When requirements are clearly understood, interpretations are aligned, and ownership is defined, technology can support consistency, transparency, and traceability. It helps teams manage regulatory change more systematically and reduces reliance on manual effort.
This is where purpose-built regulatory technology comes into play. Rather than focusing on isolated tasks, RegTech supports the structuring of regulatory requirements, the documentation of interpretation choices, and the connection between regulation, processes, and systems. Used this way, technology reinforces clarity instead of trying to compensate for its absence.
Making governance and accountability work in practice
Compliance transformation also requires attention to how decisions are made and owned.
Clear governance does not mean more layers or stricter control. It means clarity about who decides what, how interpretations are agreed, and how changes are managed over time. When this is explicit, teams spend less time navigating uncertainty and more time focusing on impact.
Organizations that move forward introduce governance gradually. They clarify ownership, involve stakeholders early, and make decision-making more transparent. This builds trust and helps people feel confident operating within new structures.
Over time, this reduces the need for informal fixes and reactive responses.
Why visibility enables confident change
Across organizations that successfully improve compliance, one theme consistently stands out: visibility.
When regulatory requirements are clearly linked to processes and systems, when interpretation choices are explicit, and when the impact of change can be assessed early, compliance transformation feels less risky.
Visibility does not require perfect models or complete redesigns. It starts by making existing decisions, assumptions, and dependencies understandable. Once teams can see how compliance works in practice, improvement becomes a matter of informed choice rather than guesswork.
This is often the moment when transformation shifts from an abstract ambition to a practical effort.
How compliance transformation moves forward
Compliance transformation succeeds when organizations focus on clarity before speed.
By developing a shared understanding of how compliance operates today, where key decisions are made, and how requirements are implemented, teams reduce uncertainty and build confidence. From there, change becomes more manageable.
Transformation unfolds through deliberate steps. Improvements are tested, refined, and extended.
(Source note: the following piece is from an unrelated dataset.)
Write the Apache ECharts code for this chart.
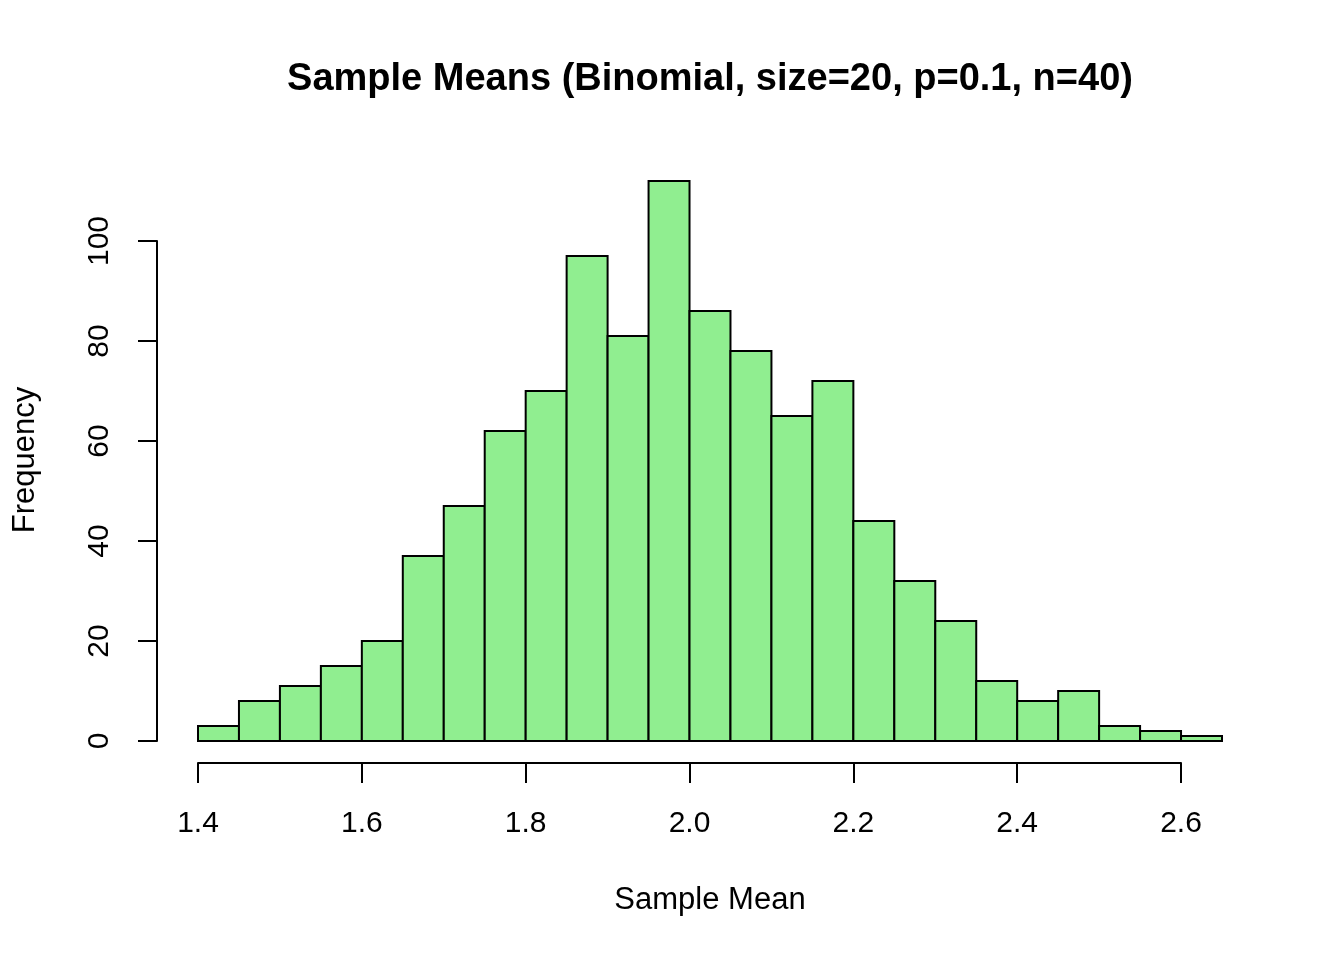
<!DOCTYPE html>
<html>
<head>
<meta charset="utf-8">
<script src="https://cdn.jsdelivr.net/npm/echarts@6/dist/echarts.min.js"></script>
<style>
  html, body { margin: 0; padding: 0; background: #fff; }
  #chart { width: 1344px; height: 960px; }
</style>
</head>
<body>
<div id="chart"></div>
<script>
// histogram bins (left edges + final right edge) and counts
const breaks = [1.40, 1.45, 1.50, 1.55, 1.60, 1.65, 1.70, 1.75, 1.80, 1.85, 1.90, 1.95, 2.00,
  2.05, 2.10, 2.15, 2.20, 2.25, 2.30, 2.35, 2.40, 2.45, 2.50, 2.55, 2.60, 2.65]
const counts = [3, 8, 11, 15, 20, 37, 47, 62, 70, 97, 81, 112, 86, 78, 65, 72, 44, 32, 24, 12, 8, 10, 3, 2, 1]
const xTicks = [1.4, 1.6, 1.8, 2.0, 2.2, 2.4, 2.6]
const yTicks = [0, 20, 40, 60, 80, 100]

const titleText = 'Sample Means (Binomial, size=20, p=0.1, n=40)'
const xName = 'Sample Mean'
const yName = 'Frequency'

const font = 'Liberation Sans, Arial, sans-serif'

// [start, end, count] per bar
const bins = counts.map((c, i) => [breaks[i], breaks[i + 1], c])

const chart = echarts.init(document.getElementById('chart'))

const axisStyle = {
  lineStyle: { color: '#000', width: 2 }
}

const option = {
  animation: false,
  backgroundColor: '#fff',
  grid: [
    // bars
    { left: 198, top: 141, width: 1024, height: 600, outerBoundsMode: 'none' },
    // detached R-style axes
    { left: 198, top: 241, width: 983, height: 500, outerBoundsMode: 'none' }
  ],
  xAxis: [
    { gridIndex: 0, type: 'value', min: 1.4, max: 2.65, show: false },
    {
      gridIndex: 1,
      type: 'value',
      min: 1.4,
      max: 2.6,
      interval: 0.2,
      offset: 22,
      splitLine: { show: false },
      axisLine: { show: true, onZero: false, ...axisStyle },
      axisTick: { show: true, length: 20, ...axisStyle },
      axisLabel: {
        margin: 46,
        color: '#000',
        fontSize: 30,
        fontFamily: font,
        formatter: v => xTicks.includes(Math.round(v * 10) / 10) ? v.toFixed(1) : ''
      }
    }
  ],
  yAxis: [
    { gridIndex: 0, type: 'value', min: 0, max: 120, show: false },
    {
      gridIndex: 1,
      type: 'value',
      min: 0,
      max: 100,
      interval: 20,
      offset: 41,
      splitLine: { show: false },
      axisLine: { show: true, onZero: false, ...axisStyle },
      axisTick: { show: true, length: 19, ...axisStyle },
      axisLabel: {
        margin: 42,
        rotate: 90,
        color: '#000',
        fontSize: 30,
        fontFamily: font,
        formatter: v => yTicks.includes(v) ? String(v) : ''
      }
    }
  ],
  series: [
    {
      type: 'custom',
      xAxisIndex: 0,
      yAxisIndex: 0,
      data: bins,
      encode: { x: [0, 1], y: 2 },
      renderItem: (params, api) => {
        const p0 = api.coord([api.value(0), api.value(2)])
        const p1 = api.coord([api.value(1), 0])
        return {
          type: 'rect',
          shape: { x: p0[0], y: p0[1], width: p1[0] - p0[0], height: p1[1] - p0[1] },
          style: { fill: '#90EE90', stroke: '#000', lineWidth: 2 }
        }
      }
    }
  ],
  graphic: [
    {
      type: 'text',
      x: 710,
      y: 80,
      style: {
        text: titleText,
        font: 'bold 38px ' + font,
        fill: '#000',
        align: 'center',
        verticalAlign: 'middle'
      }
    },
    {
      type: 'text',
      x: 710,
      y: 900,
      style: {
        text: xName,
        font: '31px ' + font,
        fill: '#000',
        align: 'center',
        verticalAlign: 'middle'
      }
    },
    {
      type: 'text',
      x: 25,
      y: 460,
      rotation: Math.PI / 2,
      style: {
        text: yName,
        font: '31px ' + font,
        fill: '#000',
        align: 'center',
        verticalAlign: 'middle'
      }
    }
  ]
}

chart.setOption(option)
</script>
</body>
</html>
Progress is visible, and learning becomes part of the process.
Everyone wants better compliance. That is rarely the problem.
Real progress begins when organizations stop framing compliance transformation as a reaction to what is wrong and start treating it as an opportunity to build more transparent, structured, and resilient ways of working.
Because meaningful change becomes possible once people understand what they are improving, and how to move forward together.